LBSU hosts the first of two climate change related Earth Day events
By | 2019-04-14T18:24:34+00:00 Apr 14, 2019 | 6:15 pm|Categories: Campus, HP News, News|Tags: , , , , |

The event brought together students and faculty to listen in on a debate on climate change.

Over 50 students listened to a student debate run by Interdisciplinary Public Square Wednesday at the College of Business about climate change issues such as fossil fuel divestment.

Students from the Beach Forensics Speech and Debate Team discussed the pros and cons of fossil fuel divestment and the potential trap of the green paradox, an idea that carbon taxes will accelerate global warming by encouraging countries without taxes to extract more fossil fuels to outcompete taxed countries.
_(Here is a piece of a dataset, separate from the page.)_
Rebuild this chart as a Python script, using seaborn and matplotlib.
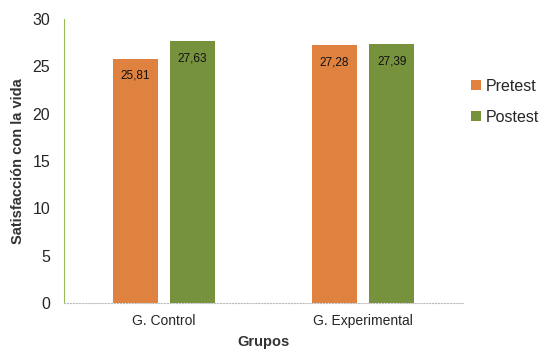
import pandas as pd
import numpy as np
import matplotlib
matplotlib.use('Agg')
import matplotlib.pyplot as plt
import seaborn as sns

grupos = ['G. Control', 'G. Experimental']
momentos = ['Pretest', 'Postest']
pretest = [25.81, 27.28]
postest = [27.63, 27.39]

df = pd.DataFrame({
    'Grupos': grupos * 2,
    'Momento': ['Pretest'] * 2 + ['Postest'] * 2,
    'valor': pretest + postest,
})

sns.set_style('white')
plt.rcParams['font.family'] = ['Liberation Sans', 'DejaVu Sans']

colores = {'Pretest': '#E0823F', 'Postest': '#76923C'}

fig = plt.figure(figsize=(5.59, 3.64), dpi=100)
ax = fig.add_axes([0.1145, 0.1676, 0.7135, 0.7804])
sns.barplot(data=df, x='Grupos', y='valor', hue='Momento', hue_order=momentos,
            palette=colores, width=0.572, gap=0.21, saturation=1,
            edgecolor='none', ax=ax)

# etiquetas dentro de las barras
for cont in ax.containers:
    for barra in cont:
        h = barra.get_height()
        ax.annotate(f'{h:.2f}'.replace('.', ','),
                    (barra.get_x() + barra.get_width() / 2, h),
                    xytext=(0, -12.5), textcoords='offset points',
                    ha='center', va='center', fontsize=8.5, color='#111111')

ax.set_xlim(-0.5, 1.5)
ax.set_ylim(0, 30)
ax.set_yticks(range(0, 31, 5))
ax.tick_params(axis='y', direction='in', length=4, color='#9BBB59',
               labelsize=11.5, pad=10)
ax.tick_params(axis='x', length=0, labelsize=10, pad=8)
for s in ['top', 'right']:
    ax.spines[s].set_visible(False)
ax.spines['left'].set_color('#9BBB59')
ax.spines['left'].set_linewidth(0.8)
ax.spines['bottom'].set_color('#BBBBBB')
ax.spines['bottom'].set_linestyle(':')
ax.spines['bottom'].set_linewidth(0.8)

ax.set_xlabel('Grupos', fontsize=10.5, fontweight='bold', color='#333333', labelpad=5)
ax.set_ylabel('Satisfacción con la vida', fontsize=10.5, fontweight='bold',
              color='#333333', labelpad=5)

ax.legend(loc='upper left', bbox_to_anchor=(0.985, 0.84), frameon=False,
          fontsize=11.5, handlelength=0.6, handleheight=0.6, handletextpad=0.3,
          labelspacing=1.0, title=None)

fig.savefig('out.png', dpi=100)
“We hoped to provide an interdisciplinary conversation on different ways to account for the social and political costs of greenhouse gas emissions today, and how that plays a role in fossil fuel divestment movement,” said Assistant Professor of geography Lily House-Peters, who organized the event in coordination with IPS.

The IPS is a collaboration of faculty across the College of Liberal Arts that organizes events to promote and maintain spaces for participants to express opinions, but also listen, learn and negotiate ideas.

Michael Eisenstadt, director of forensics and member of IPS, came up with the debate format to tackle the divisive fossil fuel investment issue.

“You could go to a library and read about climate change, go to a coffee shop and have a discussion, or you could go troll the internet,” said Eisenstadt. “But the one thing that a debate brings to the table is that it forces a clash of ideas, and it tests the quality of ideas, and that is something an audience can’t get by just reading an Op-Ed from the New York Times.”
The audience watched the two teams go back and forth presenting their cases.
“Sitting here and listening to arguments go back and forth, and develop and refute one another, that’s something that only this format of discussion can bring to the table,” said Eisenstadt.

The second Earth Day event “Earth Now! A Teach-In on Climate Action & Empowerment,” takes place next Thursday at the central quad on upper campus. The event will include short
talks by speakers, including faculty, students and community activists and group discussions.